# Exercise materials:
============

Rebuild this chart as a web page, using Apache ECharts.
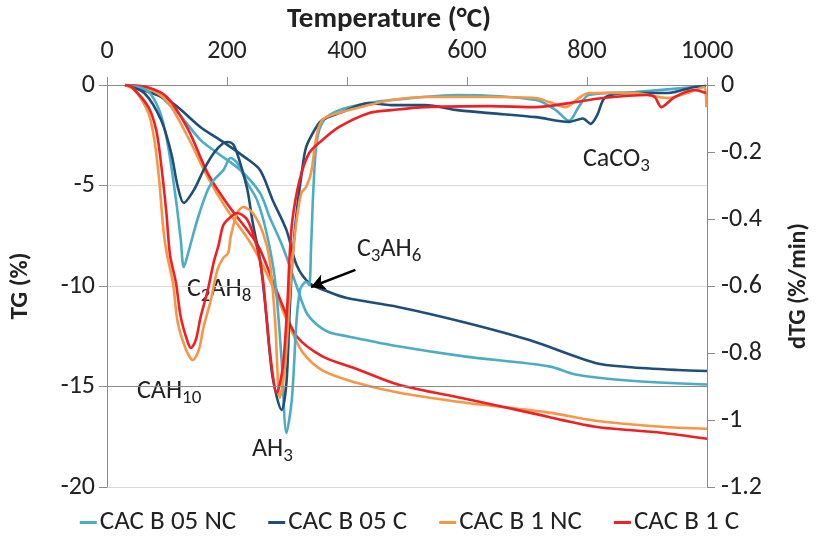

============

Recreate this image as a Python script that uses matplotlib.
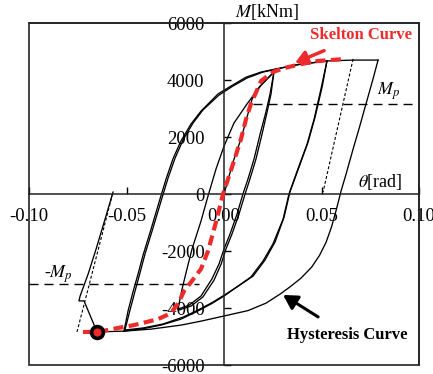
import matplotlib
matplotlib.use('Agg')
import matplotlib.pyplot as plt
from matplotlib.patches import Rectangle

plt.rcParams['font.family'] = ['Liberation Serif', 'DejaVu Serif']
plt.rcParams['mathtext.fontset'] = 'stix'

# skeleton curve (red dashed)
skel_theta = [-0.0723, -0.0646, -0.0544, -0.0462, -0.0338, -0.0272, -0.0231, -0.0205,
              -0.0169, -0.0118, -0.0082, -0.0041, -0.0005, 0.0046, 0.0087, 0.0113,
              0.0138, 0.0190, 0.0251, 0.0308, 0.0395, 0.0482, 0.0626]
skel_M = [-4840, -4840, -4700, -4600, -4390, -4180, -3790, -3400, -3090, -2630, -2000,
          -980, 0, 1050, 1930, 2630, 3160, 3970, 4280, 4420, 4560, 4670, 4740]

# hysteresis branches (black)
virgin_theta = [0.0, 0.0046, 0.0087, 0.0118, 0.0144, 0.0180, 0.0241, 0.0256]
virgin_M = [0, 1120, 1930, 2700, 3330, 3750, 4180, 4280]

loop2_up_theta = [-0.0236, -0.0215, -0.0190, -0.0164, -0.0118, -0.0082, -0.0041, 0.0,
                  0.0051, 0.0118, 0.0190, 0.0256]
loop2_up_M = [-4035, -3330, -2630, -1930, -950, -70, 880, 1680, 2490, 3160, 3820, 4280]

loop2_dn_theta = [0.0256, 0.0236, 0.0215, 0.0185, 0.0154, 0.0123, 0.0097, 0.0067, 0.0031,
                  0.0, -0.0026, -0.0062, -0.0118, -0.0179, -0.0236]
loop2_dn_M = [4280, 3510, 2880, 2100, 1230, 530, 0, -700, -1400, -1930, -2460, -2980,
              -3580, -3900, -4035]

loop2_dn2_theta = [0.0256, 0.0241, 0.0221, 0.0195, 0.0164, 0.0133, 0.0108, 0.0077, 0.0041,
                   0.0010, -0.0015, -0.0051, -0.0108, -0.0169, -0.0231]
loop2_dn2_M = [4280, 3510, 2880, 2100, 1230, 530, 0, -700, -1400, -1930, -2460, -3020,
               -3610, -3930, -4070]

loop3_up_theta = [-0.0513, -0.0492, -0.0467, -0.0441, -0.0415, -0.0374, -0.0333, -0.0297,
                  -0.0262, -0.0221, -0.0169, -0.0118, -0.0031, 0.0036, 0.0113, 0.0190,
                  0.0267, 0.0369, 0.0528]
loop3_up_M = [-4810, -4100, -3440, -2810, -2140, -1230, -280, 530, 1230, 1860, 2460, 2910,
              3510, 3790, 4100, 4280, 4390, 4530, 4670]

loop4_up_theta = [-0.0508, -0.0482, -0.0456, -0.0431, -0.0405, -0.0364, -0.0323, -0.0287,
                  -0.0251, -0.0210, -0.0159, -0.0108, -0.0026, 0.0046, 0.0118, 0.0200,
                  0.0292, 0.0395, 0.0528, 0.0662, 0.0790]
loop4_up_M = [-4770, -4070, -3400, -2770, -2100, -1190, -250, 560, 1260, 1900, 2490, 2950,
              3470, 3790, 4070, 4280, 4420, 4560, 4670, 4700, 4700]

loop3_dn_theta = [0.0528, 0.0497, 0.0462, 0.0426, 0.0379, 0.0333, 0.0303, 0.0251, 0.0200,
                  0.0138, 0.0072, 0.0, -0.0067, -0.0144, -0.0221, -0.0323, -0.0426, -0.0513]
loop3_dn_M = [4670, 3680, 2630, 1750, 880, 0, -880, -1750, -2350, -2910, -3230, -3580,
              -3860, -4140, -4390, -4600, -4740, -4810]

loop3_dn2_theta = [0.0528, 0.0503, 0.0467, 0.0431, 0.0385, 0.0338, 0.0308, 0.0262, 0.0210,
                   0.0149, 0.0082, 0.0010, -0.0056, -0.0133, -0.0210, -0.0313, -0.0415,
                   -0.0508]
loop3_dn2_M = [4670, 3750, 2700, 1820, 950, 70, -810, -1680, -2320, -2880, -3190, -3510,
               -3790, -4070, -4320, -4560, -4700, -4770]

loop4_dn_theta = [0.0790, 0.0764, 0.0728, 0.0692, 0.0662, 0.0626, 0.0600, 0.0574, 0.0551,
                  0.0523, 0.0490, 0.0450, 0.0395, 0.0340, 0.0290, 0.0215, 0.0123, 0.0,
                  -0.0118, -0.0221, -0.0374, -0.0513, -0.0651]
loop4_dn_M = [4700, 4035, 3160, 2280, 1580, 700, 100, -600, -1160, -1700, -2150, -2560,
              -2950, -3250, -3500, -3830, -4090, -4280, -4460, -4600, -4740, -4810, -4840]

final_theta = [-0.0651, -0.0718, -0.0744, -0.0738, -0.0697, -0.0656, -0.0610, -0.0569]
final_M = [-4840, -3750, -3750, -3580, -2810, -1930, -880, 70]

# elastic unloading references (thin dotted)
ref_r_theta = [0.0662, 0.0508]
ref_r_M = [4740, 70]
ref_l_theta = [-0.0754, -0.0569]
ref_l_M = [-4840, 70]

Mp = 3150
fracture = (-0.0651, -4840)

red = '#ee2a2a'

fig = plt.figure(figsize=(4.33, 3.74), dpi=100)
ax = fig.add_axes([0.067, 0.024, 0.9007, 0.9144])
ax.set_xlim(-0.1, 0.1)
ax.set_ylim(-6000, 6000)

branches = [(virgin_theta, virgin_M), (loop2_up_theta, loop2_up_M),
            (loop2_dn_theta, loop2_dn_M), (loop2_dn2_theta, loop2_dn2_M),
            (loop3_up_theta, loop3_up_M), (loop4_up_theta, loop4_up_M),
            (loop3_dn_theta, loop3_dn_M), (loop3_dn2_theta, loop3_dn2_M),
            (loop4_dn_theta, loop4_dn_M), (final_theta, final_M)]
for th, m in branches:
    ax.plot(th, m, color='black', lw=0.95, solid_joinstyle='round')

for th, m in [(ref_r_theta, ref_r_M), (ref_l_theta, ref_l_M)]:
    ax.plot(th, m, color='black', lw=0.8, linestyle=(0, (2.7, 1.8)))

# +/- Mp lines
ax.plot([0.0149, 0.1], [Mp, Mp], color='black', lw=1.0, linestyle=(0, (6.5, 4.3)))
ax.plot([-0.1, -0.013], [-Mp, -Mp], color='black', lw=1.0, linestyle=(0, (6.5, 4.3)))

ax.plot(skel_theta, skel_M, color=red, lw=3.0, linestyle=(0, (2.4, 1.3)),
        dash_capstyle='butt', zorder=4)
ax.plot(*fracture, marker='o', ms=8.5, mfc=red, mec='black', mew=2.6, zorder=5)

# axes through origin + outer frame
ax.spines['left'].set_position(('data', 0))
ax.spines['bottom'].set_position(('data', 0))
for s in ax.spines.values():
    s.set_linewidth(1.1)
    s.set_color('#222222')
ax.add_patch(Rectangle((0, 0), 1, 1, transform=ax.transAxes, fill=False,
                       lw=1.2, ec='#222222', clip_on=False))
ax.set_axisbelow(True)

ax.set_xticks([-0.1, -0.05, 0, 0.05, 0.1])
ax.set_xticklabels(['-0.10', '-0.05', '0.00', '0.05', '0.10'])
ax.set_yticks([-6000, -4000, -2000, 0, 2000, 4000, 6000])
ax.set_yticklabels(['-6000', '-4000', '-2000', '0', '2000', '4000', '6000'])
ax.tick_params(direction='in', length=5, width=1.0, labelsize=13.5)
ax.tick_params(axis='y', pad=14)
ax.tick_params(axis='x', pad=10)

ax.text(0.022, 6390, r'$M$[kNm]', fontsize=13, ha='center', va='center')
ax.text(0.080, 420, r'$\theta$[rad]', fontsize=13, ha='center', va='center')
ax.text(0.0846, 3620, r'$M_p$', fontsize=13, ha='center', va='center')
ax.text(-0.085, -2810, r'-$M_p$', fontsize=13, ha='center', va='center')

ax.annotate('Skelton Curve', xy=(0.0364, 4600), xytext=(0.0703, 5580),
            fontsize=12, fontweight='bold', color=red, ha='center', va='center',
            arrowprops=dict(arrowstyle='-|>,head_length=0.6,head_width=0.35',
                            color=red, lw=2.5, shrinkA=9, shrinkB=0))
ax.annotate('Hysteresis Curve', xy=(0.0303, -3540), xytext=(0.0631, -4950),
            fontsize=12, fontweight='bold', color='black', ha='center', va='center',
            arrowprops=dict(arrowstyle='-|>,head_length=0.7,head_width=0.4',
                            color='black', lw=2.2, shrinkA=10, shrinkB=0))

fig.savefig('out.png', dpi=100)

============

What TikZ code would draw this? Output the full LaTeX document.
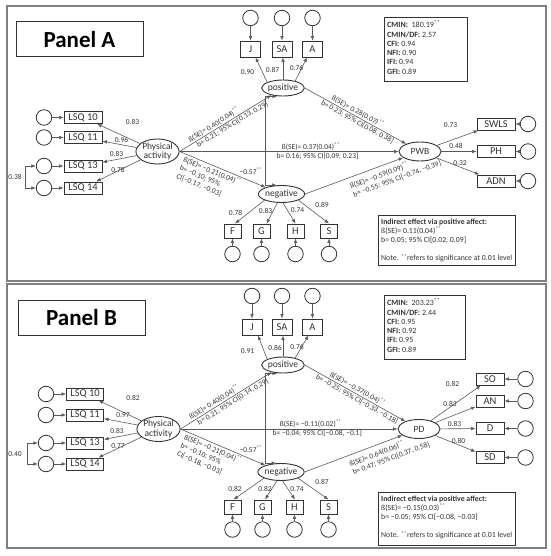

============

# Instructions to follow:
Pictures stay out: repeat exactly only the lines from the one with "Recreate this image" through the one with "4560, 4670, 4740]".

# Output of the exercise:
Recreate this image as a Python script that uses matplotlib.
import matplotlib
matplotlib.use('Agg')
import matplotlib.pyplot as plt
from matplotlib.patches import Rectangle

plt.rcParams['font.family'] = ['Liberation Serif', 'DejaVu Serif']
plt.rcParams['mathtext.fontset'] = 'stix'

# skeleton curve (red dashed)
skel_theta = [-0.0723, -0.0646, -0.0544, -0.0462, -0.0338, -0.0272, -0.0231, -0.0205,
              -0.0169, -0.0118, -0.0082, -0.0041, -0.0005, 0.0046, 0.0087, 0.0113,
              0.0138, 0.0190, 0.0251, 0.0308, 0.0395, 0.0482, 0.0626]
skel_M = [-4840, -4840, -4700, -4600, -4390, -4180, -3790, -3400, -3090, -2630, -2000,
          -980, 0, 1050, 1930, 2630, 3160, 3970, 4280, 4420, 4560, 4670, 4740]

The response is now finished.